The Wisconsin Public Service Commission (PSC) has adopted rules allowing telecommunications utilities to elect a price regulation plan under a 1993 state law designed to encourage transition to a competitive marketplace in the telecommunications industry. The rules address the mechanics of calculating allowable annual price increases for services covered under price regulation, including the productivity factor, annual Gross Domestic Product Price Index, quality-of-service penalty, and infrastructure penalty or incentive. The plan does not include an earnings sharing feature. Telecommunications carriers electing the new form of regulation may not increase prices for any service until one year after implementing a price regulation plan. To qualify, utilities must show that access charges will be reduced according to existing approved schedules, and must file an investment plan for PSC review and approval. Re Rules Governing Telecommunications Utilities Electing Price Regulation, No. 1-AC-156, Aug. 8, 1995 (Wis.P.S.C.).
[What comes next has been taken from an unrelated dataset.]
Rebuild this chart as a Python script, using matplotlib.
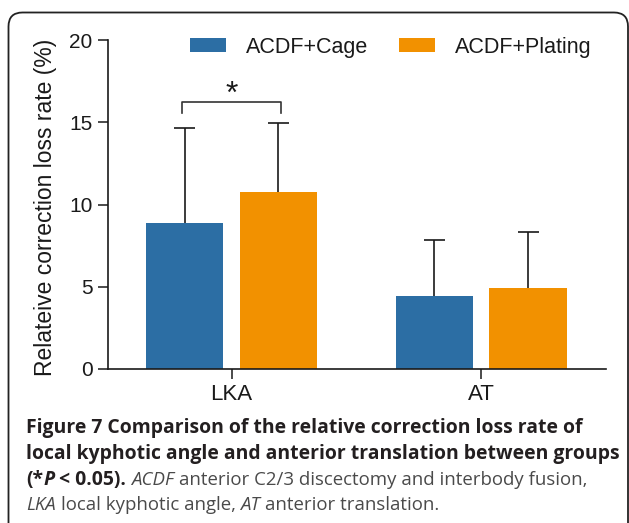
import matplotlib
matplotlib.use('Agg')
import matplotlib.pyplot as plt
from matplotlib.patches import FancyBboxPatch
from matplotlib.transforms import IdentityTransform
import numpy as np

# ---------------- data ----------------
categories = ['LKA', 'AT']
series_names = ['ACDF+Cage', 'ACDF+Plating']
cage_mean = [8.9, 4.42]
cage_sd = [5.75, 3.4]
plating_mean = [10.75, 4.92]
plating_sd = [4.22, 3.41]
y_ticks = [0, 5, 10, 15, 20]
y_label = 'Relateive correction loss rate (%)'
sig_label = '*'

caption_lines = [
    [('Figure 7 Comparison of the relative correction loss rate of', 'bold', 'normal')],
    [('local kyphotic angle and anterior translation between groups', 'bold', 'normal')],
    [('(*', 'bold', 'normal'), ('P', 'bold', 'italic'), (' < 0.05).', 'bold', 'normal'),
     (' ACDF', 'normal', 'italic'), (' anterior C2/3 discectomy and interbody fusion,', 'normal', 'normal')],
    [('LKA', 'normal', 'italic'), (' local kyphotic angle, ', 'normal', 'normal'),
     ('AT', 'normal', 'italic'), (' anterior translation.', 'normal', 'normal')],
]

# ---------------- style ----------------
W, H = 629, 523
BLUE = '#2C6EA4'
ORANGE = '#F29100'
INK = '#1a1a1a'
plt.rcParams['font.family'] = ['Liberation Sans', 'DejaVu Sans']

fig = plt.figure(figsize=(W / 100, H / 100), dpi=100)

# rounded frame around figure + caption
frame = FancyBboxPatch((8.5, -30), 628 - 8.5, (H - 12.5) + 30,
                       boxstyle='round,pad=0,rounding_size=14',
                       transform=IdentityTransform(), fill=False,
                       ec='#222222', lw=1.3)
fig.add_artist(frame)

ax = fig.add_axes([108 / W, 1 - 369 / H, (606 - 108) / W, (369 - 40) / H])

x = np.arange(len(categories))
off = 0.188
bw = 0.31
cap_half = 0.042

ax.bar(x - off, cage_mean, bw, color=BLUE, label=series_names[0], zorder=2)
ax.bar(x + off, plating_mean, bw, color=ORANGE, label=series_names[1], zorder=2)

for xs, m, s in [(x - off, cage_mean, cage_sd), (x + off, plating_mean, plating_sd)]:
    m = np.asarray(m)
    s = np.asarray(s)
    ax.vlines(xs, m, m + s, color=INK, lw=1.2, zorder=3)
    ax.hlines(m + s, xs - cap_half, xs + cap_half, color=INK, lw=1.2, zorder=3)

# significance bracket on LKA
bx = x[0]
ax.plot([bx - 0.2, bx - 0.2, bx + 0.2, bx + 0.2], [15.55, 16.25, 16.25, 15.55],
        color='#333333', lw=1.2, zorder=3)
ax.text(bx, 16.2, sig_label, ha='center', va='baseline', fontsize=23, color=INK)

ax.set_xlim(-0.495, 1.5)
ax.set_ylim(0, 20)
ax.set_yticks(y_ticks)
ax.set_xticks(x)
ax.set_xticklabels(categories)
for sp in ['top', 'right']:
    ax.spines[sp].set_visible(False)
for sp in ['left', 'bottom']:
    ax.spines[sp].set_linewidth(1.2)
    ax.spines[sp].set_color(INK)
ax.tick_params(axis='both', length=7.5, width=1.1, color=INK, labelcolor=INK, direction='out')
ax.tick_params(axis='y', labelsize=15, pad=3.5)
ax.tick_params(axis='x', labelsize=16, pad=3.5)
ax.set_ylabel(y_label, fontsize=16.5, color=INK, ha='center', va='center')
ax.yaxis.set_label_coords(-0.1265, 0.492)

leg = ax.legend(loc='center left', bbox_to_anchor=(190 / W, 1 - 47 / H),
                bbox_transform=fig.transFigure, ncol=2, frameon=False,
                fontsize=15.5, handlelength=1.67, handleheight=0.59,
                handletextpad=0.95, columnspacing=1.4, borderpad=0, borderaxespad=0)
for t in leg.get_texts():
    t.set_color(INK)

# ---------------- caption ----------------
CAP_FAMILY = 'Open Sans'
BOLD_C = '#231f20'
REG_C = '#4a4a4a'
renderer = fig.canvas.get_renderer()


def measure(text, weight, style, size):
    t1 = fig.text(0, 0, '|' + text + '|', fontsize=size, fontweight=weight,
                  fontstyle=style, family=CAP_FAMILY)
    t2 = fig.text(0, 0, '||', fontsize=size, fontweight=weight,
                  fontstyle=style, family=CAP_FAMILY)
    w = t1.get_window_extent(renderer).width - t2.get_window_extent(renderer).width
    t1.remove()
    t2.remove()
    return w


base = 10.0
x_left = 26.0
line_right = [610, 622, 600, 438]

# bold size from the two all-bold lines
bold_size = min(base * (r - x_left) / sum(measure(t, w, s, base) for t, w, s in runs)
                for runs, r in zip(caption_lines[:2], line_right[:2]))
# regular size from the remaining lines (bold runs kept at bold size)
reg_sizes = []
for runs, r in zip(caption_lines[2:], line_right[2:]):
    bw_ = sum(measure(t, w, s, bold_size) for t, w, s in runs if w == 'bold')
    rw_ = sum(measure(t, w, s, base) for t, w, s in runs if w != 'bold')
    reg_sizes.append(base * (r - x_left - bw_) / rw_)
reg_size = min(reg_sizes)

baselines = [433, 459, 485, 510]
for runs, yb in zip(caption_lines, baselines):
    xp = x_left
    for text, weight, style in runs:
        size = bold_size if weight == 'bold' else reg_size
        col = BOLD_C if weight == 'bold' else REG_C
        nlead = len(text) - len(text.lstrip(' '))
        lead = measure(text[:nlead], weight, style, size) if nlead else 0
        body = text.strip(' ')
        fig.text((xp + lead) / W, 1 - yb / H, body, fontsize=size, fontweight=weight,
                 fontstyle=style, family=CAP_FAMILY, color=col, ha='left', va='baseline')
        xp += measure(text, weight, style, size)

fig.savefig('out.png', dpi=100)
Finding that benefits associated with increased competition outweigh concerns over a reduction in the abilities of existing carriers to subsidize basic service rates, the Arkansas Public Service Commission (PSC) has approved an application by American Communication Services of Little Rock, Inc. to provide intrastate nonswitched special-access and private-line services in competition with LECs. The PSC dismissed a claim by Southwestern Bell Telephone Co., an LEC, that competition for private-line service would jeopardize the system of residual pricing currently used to subsidize and maintain lower rates for basic telephone service for residential customers. The PSC said that the newly approved competition would affect only a minimal portion of the LEC's statewide revenues, and that the rate effect would be dampened by the recent trend in its own rulings favoring cost-based pricing for telecommunications services. Re American Communication Services of Little Rock, Inc., Docket No. 94-423-U, Order No. 8, Sept. 25, 1995 (Ark.P.S.C.).
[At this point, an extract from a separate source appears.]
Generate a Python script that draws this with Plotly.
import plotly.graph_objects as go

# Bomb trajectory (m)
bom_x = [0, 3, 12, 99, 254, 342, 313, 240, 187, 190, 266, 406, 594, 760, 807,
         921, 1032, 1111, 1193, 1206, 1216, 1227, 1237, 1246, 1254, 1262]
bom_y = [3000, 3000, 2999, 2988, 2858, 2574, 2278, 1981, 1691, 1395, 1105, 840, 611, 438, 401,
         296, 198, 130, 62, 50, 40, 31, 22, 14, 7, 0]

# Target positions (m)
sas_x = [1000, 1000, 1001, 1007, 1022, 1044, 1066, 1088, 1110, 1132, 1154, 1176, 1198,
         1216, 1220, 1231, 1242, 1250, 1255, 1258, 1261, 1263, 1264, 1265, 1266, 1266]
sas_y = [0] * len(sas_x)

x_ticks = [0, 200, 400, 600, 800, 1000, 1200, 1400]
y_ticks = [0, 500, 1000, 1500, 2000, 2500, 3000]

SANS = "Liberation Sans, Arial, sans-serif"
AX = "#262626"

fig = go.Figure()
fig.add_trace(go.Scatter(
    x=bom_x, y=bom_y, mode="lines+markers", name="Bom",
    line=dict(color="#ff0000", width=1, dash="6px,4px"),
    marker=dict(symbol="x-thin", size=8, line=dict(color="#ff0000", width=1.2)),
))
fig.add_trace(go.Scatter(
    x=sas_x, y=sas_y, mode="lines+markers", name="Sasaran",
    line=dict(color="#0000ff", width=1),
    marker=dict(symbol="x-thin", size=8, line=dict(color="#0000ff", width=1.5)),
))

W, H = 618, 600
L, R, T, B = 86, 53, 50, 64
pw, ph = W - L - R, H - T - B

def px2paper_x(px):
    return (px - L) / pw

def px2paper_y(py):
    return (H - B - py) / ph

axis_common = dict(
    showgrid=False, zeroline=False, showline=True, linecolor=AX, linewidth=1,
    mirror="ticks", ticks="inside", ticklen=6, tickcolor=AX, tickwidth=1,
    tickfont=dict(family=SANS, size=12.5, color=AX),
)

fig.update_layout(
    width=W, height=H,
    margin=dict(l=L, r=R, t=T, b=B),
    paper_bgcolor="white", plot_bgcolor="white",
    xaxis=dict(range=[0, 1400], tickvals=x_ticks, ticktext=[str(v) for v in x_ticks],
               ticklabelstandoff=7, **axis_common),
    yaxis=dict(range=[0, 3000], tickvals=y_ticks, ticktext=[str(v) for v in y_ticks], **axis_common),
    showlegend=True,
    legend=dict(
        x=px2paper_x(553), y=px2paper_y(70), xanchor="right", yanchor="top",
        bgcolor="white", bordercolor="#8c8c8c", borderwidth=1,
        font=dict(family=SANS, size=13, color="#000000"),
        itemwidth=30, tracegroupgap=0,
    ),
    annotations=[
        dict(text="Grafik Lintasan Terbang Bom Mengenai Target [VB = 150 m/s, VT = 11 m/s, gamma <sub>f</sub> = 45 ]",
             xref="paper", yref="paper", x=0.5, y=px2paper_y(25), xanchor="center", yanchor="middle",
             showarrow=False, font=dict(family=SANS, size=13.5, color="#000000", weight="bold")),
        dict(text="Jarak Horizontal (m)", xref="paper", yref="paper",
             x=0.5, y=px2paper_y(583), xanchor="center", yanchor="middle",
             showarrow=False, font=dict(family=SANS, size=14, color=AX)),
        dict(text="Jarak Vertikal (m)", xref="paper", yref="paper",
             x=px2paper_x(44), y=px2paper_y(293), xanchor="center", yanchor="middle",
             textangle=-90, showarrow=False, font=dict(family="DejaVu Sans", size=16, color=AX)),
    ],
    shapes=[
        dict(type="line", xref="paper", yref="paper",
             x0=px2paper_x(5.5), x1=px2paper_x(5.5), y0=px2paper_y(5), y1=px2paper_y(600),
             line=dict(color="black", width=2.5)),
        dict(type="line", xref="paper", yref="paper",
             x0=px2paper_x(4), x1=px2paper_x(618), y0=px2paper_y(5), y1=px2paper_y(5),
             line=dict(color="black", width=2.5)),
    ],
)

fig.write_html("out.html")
The PSC also approved a uniform set of rules for regulating all telecommunications interexchange
carriers (IXCs) in the state, including AT&T Communications of the Southwest, Inc. The PSC found that market conditions had changed so as to justify allowing greater pricing flexibility for all IXCs, including AT&T. (According to AT&T, there are currently 90 certificated IXCs providing service in the state and AT&T's share for gross revenues had declined to 60 percent.) In the past AT&T had been subject to a stricter "rate base" form of regulation than other IXCs as a dominant carrier in the marketplace. The PSC rejected, however, a plan by its staff to completely "detariff and deregulate" interexchange service prices.
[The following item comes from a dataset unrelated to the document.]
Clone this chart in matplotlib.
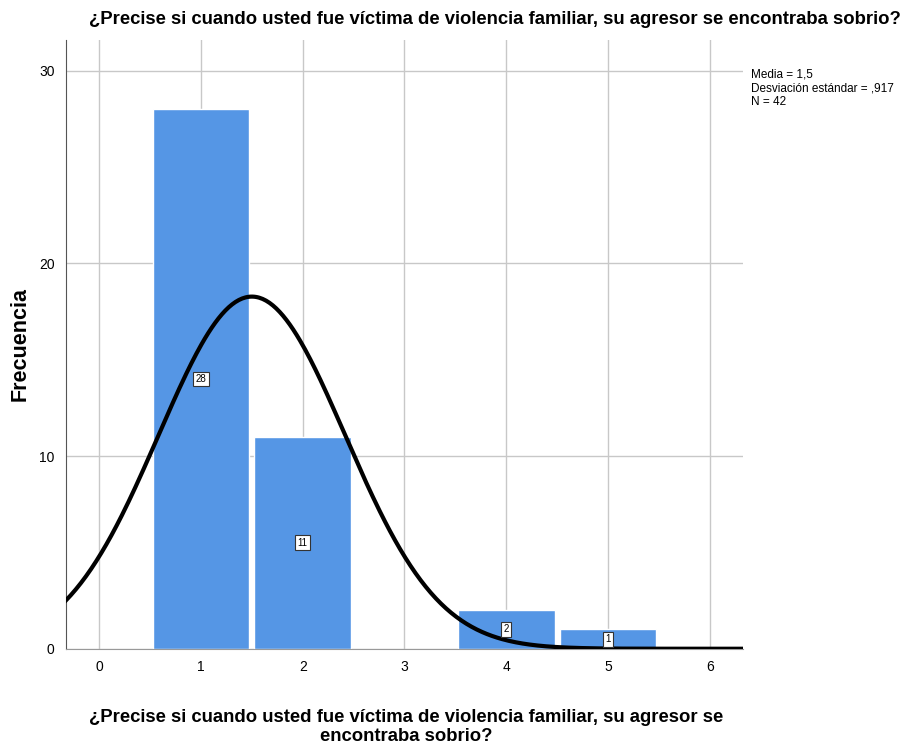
import numpy as np
import matplotlib.pyplot as plt

plt.rcParams['font.family'] = ['Liberation Sans', 'DejaVu Sans']

valores = [1, 2, 4, 5]
frecuencias = [28, 11, 2, 1]
media = 1.5
desv = 0.917
n = 42
titulo = "¿Precise si cuando usted fue víctima de violencia familiar, su agresor se encontraba sobrio?"
xlabel = "¿Precise si cuando usted fue víctima de violencia familiar, su agresor se\nencontraba sobrio?"

fig = plt.figure(figsize=(9.12, 7.5), dpi=100)
ax = fig.add_axes([0.072, 0.135, 0.743, 0.812])

ax.bar(valores, frecuencias, width=0.95, color='#5596e5', edgecolor='white', linewidth=1.0, zorder=2)

# etiquetas de frecuencia en el centro de cada barra
for v, f in zip(valores, frecuencias):
    ax.text(v, f / 2, str(f), ha='center', va='center', fontsize=7, zorder=4,
            bbox=dict(boxstyle='square,pad=0.25', fc='white', ec='#333333', lw=0.8))

# curva normal escalada a la frecuencia
xmin, xmax = -0.33, 6.33
xs = np.linspace(xmin, xmax, 400)
ys = n * 1.0 / (desv * np.sqrt(2 * np.pi)) * np.exp(-0.5 * ((xs - media) / desv) ** 2)
ax.plot(xs, ys, color='black', lw=3, zorder=3)

ax.set_xlim(xmin, xmax)
ax.set_ylim(0, 31.6)
ax.set_xticks(range(0, 7))
ax.set_yticks([0, 10, 20, 30])
ax.grid(True, color='#c8c8c8', lw=1, zorder=0)
ax.set_axisbelow(True)
for s in ['top', 'right']:
    ax.spines[s].set_visible(False)
ax.spines['left'].set_color('#555555')
ax.spines['bottom'].set_color('#999999')
ax.tick_params(length=0, labelsize=10, pad=8)

ax.set_title(titulo, fontsize=13.3, fontweight='bold', pad=11, x=0.634)
ax.set_ylabel("Frecuencia", fontsize=15.5, fontweight='bold', labelpad=6)
ax.set_xlabel(xlabel, fontsize=13.3, fontweight='bold', linespacing=1.15, labelpad=25, x=0.503)

fig.text(0.823, 0.909, "Media = 1,5\nDesviación estándar = ,917\nN = 42",
         fontsize=8.5, va='top', ha='left', linespacing=1.2)

fig.savefig('out.png', dpi=100)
In approving the pricing reforms for all IXCs, the PSC found that the "interLATA market in Arkansas can no longer be considered a natural monopoly" and that it was inappropriate to treat AT&T in a different manner from other IXCs in the state. It said that the "robust" competition for long distance customers justified the added pricing flexibility for all carriers. Re Rules for Interexchange Telecommunications Carriers, Docket No. 94-201-R, Order No. 2, Aug. 15, 1995 (Ark.P.S.C.).